In Morvern, New Year day shinty matches were played at Acharn and Mungosdail. Those at Acharn took place in a field called ‘Dail na Comair’ near the river. Players came from the Black and White Glens, Arienas, Achadha na Gamhna, Inniemore and Inniebeg, and refreshments were taken after every goal.

Bagpipes were always in evidence and a dance usually took place in the field afterwards for the games were patronised by women, young and old.

On January 16, 1874, two teams of 30 men on each side played for three-and-a-half hours in the Acharn field and were reported afterwards to have been ‘well fortified by John Barleycorn’, provided by Thomas Valentine Smith, the generous proprietor of Ardtornish Estate, who also donated prize money to the winning teams. Considering most of these places today are covered in gloomy Sitka spruce trees or are lying empty and wasted, it is difficult to believe they were once capable of producing so many active, able-bodied men.

In January 1906, several shinty teams from Buna­vullin, Glasdrum, Drimnin and Killundine on the Sound of Mull,  met at 11 in the morning in a field close to Mungosdail House to battle it out. Mr Alex Cameron and Mr Alex Ferguson, Glenmorvern, acted as captains. At half-time there were no goals until, in the second half, Charles Urmston, the popular laird of Glenmorvern Estate, scored twice.

Pipe music and refreshments on a grand scale were supplied by Mr Urmston during the game and at a dance held for players and spectators in a nearby barn that night.

By 1918, New Year shinty matches were over with, the local Oban Times correspondent blaming ‘new ideas’, although war casualties, from which the parish has never recovered, must have been a contributing factor.

In Oban on Old New Year’s day in 1863, the 11th Mid Lorn Rifle Volunteers held a gala day. Although the weather was atrocious, most of its members turned out and fell in at the Old Barracks under the command of Captain Archibald Campbell, Lieutenant John Forbes and Ensign Francis Yeoman. With two pipers of the 78th Highlanders in the lead, the assembled company set off for Ganavan Bay for some target practice. Despite strong wind and driving rain, the accuracy of the riflemen at 300 yards was described as ‘admirable’ and no less impressive at 700 yards. By the time every man had fired seven rounds each the light was beginning to fail so the Volunteers with their officers and pipers marched back to Oban but not before halting on the way to enjoy a dram with Mr Peter Robertson, the genial laird of Pennyfuir.

The McCaig family, who gave so much to Oban over the years, were also supporters of the Volunteers. Today their name is principally known for commissioning McCaig’s Tower, which dominates the town. There used to be, and perhaps still is, a Catherine McCaig Trust, which must have been of great benefit to local folk before the advent of the welfare state.

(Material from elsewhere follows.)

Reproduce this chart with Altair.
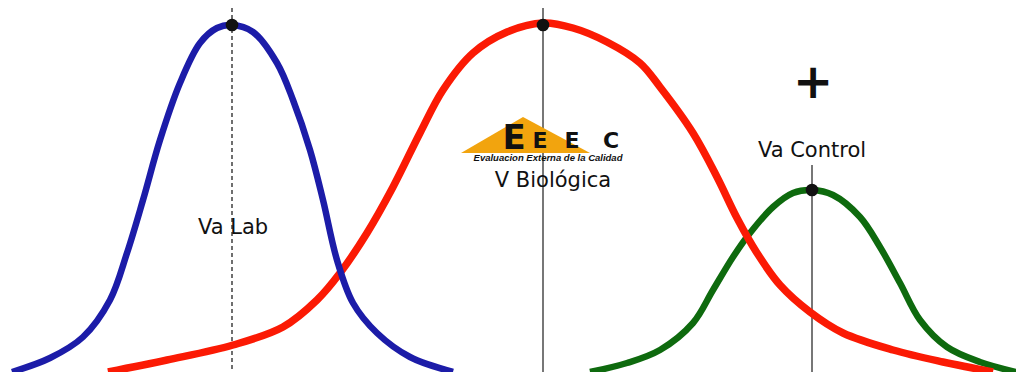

According to the terms of Catherine McCaig’s will, the trustees were to consist of nine people representing the universities of St Andrews, Glasgow, Aberdeen and Edinburgh, Argyllshire Education Committee and Oban Town Council, the Church of Scotland, An Comunn Gaidhealach and others.

The governors were to take a piece of ground in front of the Volunteer Hall, Breadalbane Street, lay it out as an open space and put a statue on it of Major Duncan McCaig, a brother of Catherine McCaig. They also had to supplement the annual stipend of the minister of the United Free Church (Continuing) in the Island of Lismore and pay the Oban Town Council a sum of money to buy coal for the ‘deserving poor people’ of Oban.

A museum, hall and library was to be built and maintained in Breadalbane Street, behind the statue, and called the McCaig Memorial Institute.

Bursary competitions were open to Protestant students and a £200, one-year scholarship in Gaelic, was to be available to Masters of Art studying at any Scottish university which supported the language. Grants were also available for helping to produce Gaelic books.